--- START ---
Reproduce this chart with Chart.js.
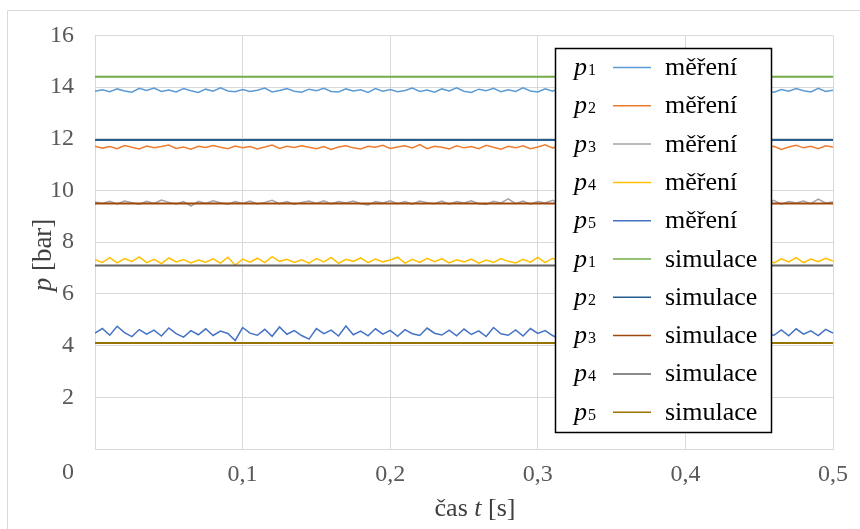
<!DOCTYPE html>
<html lang="cs">
<head>
<meta charset="utf-8">
<title>Průběh tlaků p1–p5: měření a simulace</title>
<script src="https://cdn.jsdelivr.net/npm/chart.js@4.4.1/dist/chart.umd.min.js"></script>
<style>
  html, body { margin: 0; padding: 0; background: #ffffff; }
  #wrap { width: 860px; height: 529px; }
</style>
</head>
<body>
<div id="wrap"><canvas id="chart" width="860" height="529"></canvas></div>
<script>
// Sample times of the measured records [s]
const timeS = [
  0.000,0.005,0.010,0.015,0.020,0.025,0.030,0.035,0.040,0.045,
  0.050,0.055,0.060,0.065,0.070,0.075,0.080,0.085,0.090,0.095,
  0.100,0.105,0.110,0.115,0.120,0.125,0.130,0.135,0.140,0.145,
  0.150,0.155,0.160,0.165,0.170,0.175,0.180,0.185,0.190,0.195,
  0.200,0.205,0.210,0.215,0.220,0.225,0.230,0.235,0.240,0.245,
  0.250,0.255,0.260,0.265,0.270,0.275,0.280,0.285,0.290,0.295,
  0.300,0.305,0.310,0.315,0.320,0.325,0.330,0.335,0.340,0.345,
  0.350,0.355,0.360,0.365,0.370,0.375,0.380,0.385,0.390,0.395,
  0.400,0.405,0.410,0.415,0.420,0.425,0.430,0.435,0.440,0.445,
  0.450,0.455,0.460,0.465,0.470,0.475,0.480,0.485,0.490,0.495,
  0.500
];

// Measured pressures [bar]
const p1Mereni = [
  13.84,13.90,13.82,13.93,13.85,13.80,13.95,13.87,13.96,13.83,
  13.89,13.81,13.94,13.86,13.79,13.92,13.84,13.97,13.85,13.82,
  13.91,13.83,13.88,13.96,13.81,13.87,13.94,13.84,13.80,13.92,
  13.86,13.95,13.83,13.81,13.93,13.85,13.90,13.79,13.94,13.84,
  13.91,13.82,13.87,13.96,13.83,13.89,13.80,13.93,13.85,13.97,
  13.84,13.79,13.92,13.86,13.95,13.82,13.90,13.83,13.97,13.85,
  13.81,13.93,13.84,13.95,13.86,13.80,13.91,13.96,13.83,13.87,
  13.94,13.81,13.90,13.84,13.97,13.85,13.79,13.92,13.83,13.95,
  13.86,13.81,13.94,13.84,13.90,13.97,13.82,13.87,13.93,13.83,
  13.96,13.85,13.80,13.91,13.84,13.94,13.86,13.81,13.95,13.83,
  13.88
];
const p2Mereni = [
  11.71,11.64,11.70,11.62,11.74,11.67,11.61,11.72,11.65,11.70,
  11.76,11.63,11.68,11.60,11.71,11.66,11.74,11.67,11.62,11.72,
  11.65,11.70,11.61,11.68,11.76,11.63,11.71,11.66,11.73,11.67,
  11.62,11.70,11.59,11.68,11.73,11.65,11.61,11.71,11.67,11.75,
  11.63,11.68,11.73,11.65,11.78,11.62,11.71,11.67,11.61,11.73,
  11.65,11.70,11.62,11.75,11.67,11.60,11.71,11.65,11.73,11.62,
  11.68,11.77,11.65,11.71,11.61,11.68,11.73,11.63,11.71,11.65,
  11.75,11.67,11.61,11.71,11.65,11.73,11.62,11.68,11.78,11.65,
  11.71,11.62,11.68,11.73,11.60,11.71,11.65,11.75,11.67,11.62,
  11.73,11.65,11.71,11.59,11.68,11.75,11.65,11.71,11.62,11.73,
  11.68
];
const p3Mereni = [
  9.56,9.50,9.58,9.48,9.59,9.53,9.47,9.58,9.50,9.63,
  9.54,9.48,9.57,9.40,9.58,9.50,9.60,9.53,9.47,9.57,
  9.50,9.59,9.48,9.54,9.62,9.49,9.57,9.46,9.54,9.59,
  9.50,9.60,9.48,9.57,9.52,9.59,9.49,9.44,9.57,9.52,
  9.60,9.49,9.57,9.47,9.59,9.53,9.49,9.59,9.47,9.57,
  9.52,9.60,9.49,9.46,9.58,9.52,9.68,9.49,9.59,9.47,
  9.57,9.52,9.62,9.49,9.59,9.47,9.54,9.61,9.49,9.57,
  9.46,9.59,9.53,9.49,9.60,9.47,9.57,9.52,9.64,9.49,
  9.59,9.47,9.57,9.41,9.53,9.60,9.49,9.57,9.47,9.59,
  9.53,9.49,9.62,9.47,9.57,9.52,9.59,9.49,9.67,9.52,
  9.56
];
const p4Mereni = [
  7.32,7.22,7.40,7.20,7.37,7.26,7.43,7.21,7.34,7.17,
  7.39,7.24,7.33,7.20,7.31,7.23,7.36,7.19,7.42,7.11,
  7.35,7.23,7.38,7.21,7.44,7.26,7.34,7.22,7.32,7.19,
  7.37,7.24,7.41,7.18,7.34,7.26,7.39,7.21,7.35,7.24,
  7.31,7.42,7.19,7.34,7.22,7.38,7.25,7.36,7.20,7.32,
  7.24,7.35,7.19,7.31,7.22,7.37,7.26,7.20,7.34,7.23,
  7.41,7.21,7.38,7.25,7.44,7.19,7.36,7.27,7.21,7.34,
  7.23,7.40,7.20,7.32,7.15,7.36,7.23,7.41,7.21,7.35,
  7.25,7.39,7.20,7.43,7.23,7.34,7.18,7.37,7.25,7.41,
  7.21,7.33,7.20,7.36,7.24,7.40,7.21,7.35,7.25,7.38,
  7.27
];
const p5Mereni = [
  4.48,4.66,4.40,4.75,4.50,4.35,4.62,4.44,4.60,4.37,
  4.68,4.46,4.33,4.58,4.42,4.65,4.39,4.56,4.47,4.20,
  4.70,4.48,4.40,4.63,4.36,4.72,4.44,4.58,4.39,4.25,
  4.66,4.46,4.60,4.37,4.76,4.42,4.56,4.38,4.65,4.44,
  4.59,4.36,4.62,4.46,4.39,4.68,4.48,4.41,4.60,4.38,
  4.64,4.43,4.57,4.35,4.70,4.46,4.40,4.61,4.37,4.66,
  4.47,4.58,4.39,4.26,4.68,4.43,4.60,4.38,4.63,4.46,
  4.56,4.40,4.73,4.42,4.58,4.36,4.65,4.47,4.39,4.62,
  4.44,4.57,4.38,4.67,4.46,4.31,4.64,4.42,4.59,4.37,
  4.70,4.47,4.40,4.61,4.38,4.65,4.44,4.57,4.39,4.63,
  4.48
];

// Simulated (steady) pressures [bar], start and end of the interval
const simTimeS = [0, 0.5];
const p1Simulace = [14.40, 14.40];
const p2Simulace = [11.95, 11.95];
const p3Simulace = [9.50, 9.50];
const p4Simulace = [7.10, 7.10];
const p5Simulace = [4.10, 4.10];

// Axis ticks
const xTicks = [0, 0.1, 0.2, 0.3, 0.4, 0.5];
const yTicks = [0, 2, 4, 6, 8, 10, 12, 14, 16];

// Legend rows: sensor index and kind
const legendIndex = ['1', '2', '3', '4', '5', '1', '2', '3', '4', '5'];
const legendKind = ['měření', 'měření', 'měření', 'měření', 'měření',
                    'simulace', 'simulace', 'simulace', 'simulace', 'simulace'];

const seriesColors = ['#5B9BD5', '#ED7D31', '#A5A5A5', '#FFC000', '#4472C4',
                      '#70AD47', '#255E91', '#9E480E', '#636363', '#997300'];

const SERIF = '"Liberation Serif", "Times New Roman", serif';

function zip(xs, ys) { return ys.map((y, i) => ({ x: xs[i], y: y })); }

const measured = [p1Mereni, p2Mereni, p3Mereni, p4Mereni, p5Mereni];
const simulated = [p1Simulace, p2Simulace, p3Simulace, p4Simulace, p5Simulace];

const datasets = [];
measured.forEach((vals, i) => datasets.push({
  label: 'p' + legendIndex[i] + ' ' + legendKind[i],
  data: zip(timeS, vals),
  borderColor: seriesColors[i],
  borderWidth: 1.5,
  pointRadius: 0,
  tension: 0,
  order: 2
}));
simulated.forEach((vals, i) => datasets.push({
  label: 'p' + legendIndex[5 + i] + ' ' + legendKind[5 + i],
  data: zip(simTimeS, vals),
  borderColor: seriesColors[5 + i],
  borderWidth: 2,
  pointRadius: 0,
  tension: 0,
  order: 1
}));

function commaNum(v) { return String(Math.round(v * 10) / 10).replace('.', ','); }

// White page, outer frame, axis titles and the lone "0" label
const decorPlugin = {
  id: 'decor',
  beforeDraw(chart) {
    const ctx = chart.ctx;
    ctx.save();
    ctx.fillStyle = '#ffffff';
    ctx.fillRect(0, 0, chart.width, chart.height);
    ctx.strokeStyle = '#d9d9d9';
    ctx.lineWidth = 1;
    ctx.beginPath();
    ctx.moveTo(7.5, chart.height);
    ctx.lineTo(7.5, 10.5);
    ctx.lineTo(chart.width, 10.5);
    ctx.stroke();
    ctx.restore();
  },
  afterDraw(chart) {
    const ctx = chart.ctx;
    const y = chart.scales.y;
    ctx.save();
    // "0" of the pressure axis
    ctx.fillStyle = '#595959';
    ctx.font = '24px ' + SERIF;
    ctx.textAlign = 'right';
    ctx.textBaseline = 'middle';
    ctx.fillText('0', y.right - 21, 473);

    // x title: čas t [s]
    ctx.fillStyle = '#404040';
    ctx.textBaseline = 'alphabetic';
    ctx.textAlign = 'left';
    const parts = [['čas ', ''], ['t', 'italic '], [' [s]', '']];
    let w = 0;
    parts.forEach(p => { ctx.font = p[1] + '26px ' + SERIF; w += ctx.measureText(p[0]).width; });
    let x = 475 - w / 2;
    parts.forEach(p => { ctx.font = p[1] + '26px ' + SERIF; ctx.fillText(p[0], x, 516); x += ctx.measureText(p[0]).width; });

    // y title: p [bar]
    ctx.translate(51, 255);
    ctx.rotate(-Math.PI / 2);
    const yparts = [['p', 'italic '], [' [bar]', '']];
    w = 0;
    yparts.forEach(p => { ctx.font = p[1] + '27px ' + SERIF; w += ctx.measureText(p[0]).width; });
    x = -w / 2;
    yparts.forEach(p => { ctx.font = p[1] + '27px ' + SERIF; ctx.fillText(p[0], x, 0); x += ctx.measureText(p[0]).width; });
    ctx.restore();
  }
};

// Boxed legend with italic p and subscript index
const boxLegendPlugin = {
  id: 'boxLegend',
  afterDraw(chart) {
    const ctx = chart.ctx;
    const box = { x: 555.5, y: 48.5, w: 216, h: 384 };
    ctx.save();
    ctx.fillStyle = '#ffffff';
    ctx.fillRect(box.x, box.y, box.w, box.h);
    ctx.strokeStyle = '#000000';
    ctx.lineWidth = 1.5;
    ctx.strokeRect(box.x, box.y, box.w, box.h);
    const rowH = 38.3;
    chart.data.datasets.forEach((ds, i) => {
      const cy = 67 + i * rowH;
      const base = cy + 8;
      ctx.fillStyle = '#000000';
      ctx.textAlign = 'left';
      ctx.textBaseline = 'alphabetic';
      ctx.font = 'italic 26px ' + SERIF;
      ctx.fillText('p', 574, base);
      const pw = ctx.measureText('p').width;
      ctx.font = '16px ' + SERIF;
      ctx.fillText(legendIndex[i], 574 + pw + 1, base);
      ctx.strokeStyle = ds.borderColor;
      ctx.lineWidth = 1.5;
      ctx.beginPath();
      ctx.moveTo(613, cy + 0.5);
      ctx.lineTo(651, cy + 0.5);
      ctx.stroke();
      ctx.font = '26px ' + SERIF;
      ctx.fillText(legendKind[i], 665, base);
    });
    ctx.restore();
  }
};

new Chart(document.getElementById('chart'), {
  type: 'line',
  data: { datasets: datasets },
  plugins: [decorPlugin, boxLegendPlugin],
  options: {
    responsive: false,
    animation: false,
    layout: { autoPadding: false, padding: { left: 7, top: 31, right: 27, bottom: 0 } },
    plugins: { legend: { display: false }, tooltip: { enabled: false } },
    scales: {
      x: {
        type: 'linear',
        min: 0,
        max: 0.5,
        afterFit: s => { s.height = 80; },
        afterBuildTicks: s => { s.ticks = xTicks.map(v => ({ value: v })); },
        grid: { color: '#d9d9d9', lineWidth: 1, drawTicks: false },
        border: { display: true, color: '#d9d9d9', width: 1 },
        ticks: {
          padding: 11,
          color: '#595959',
          font: { family: SERIF, size: 24 },
          maxRotation: 0,
          callback: v => (v === 0 ? '' : commaNum(v))
        }
      },
      y: {
        min: 0,
        max: 16,
        afterFit: s => { s.width = 88; },
        afterBuildTicks: s => { s.ticks = yTicks.map(v => ({ value: v })); },
        grid: { color: '#d9d9d9', lineWidth: 1, drawTicks: false },
        border: { display: true, color: '#d9d9d9', width: 1 },
        ticks: {
          padding: 21,
          color: '#595959',
          font: { family: SERIF, size: 24 },
          callback: v => (v === 0 ? '' : String(v))
        }
      }
    }
  }
});
</script>
</body>
</html>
--- END ---
● **Work to complete**:
Copy out each line of the listing that holds "with".

● **Correct output**:
Reproduce this chart with Chart.js.
// Boxed legend with italic p and subscript index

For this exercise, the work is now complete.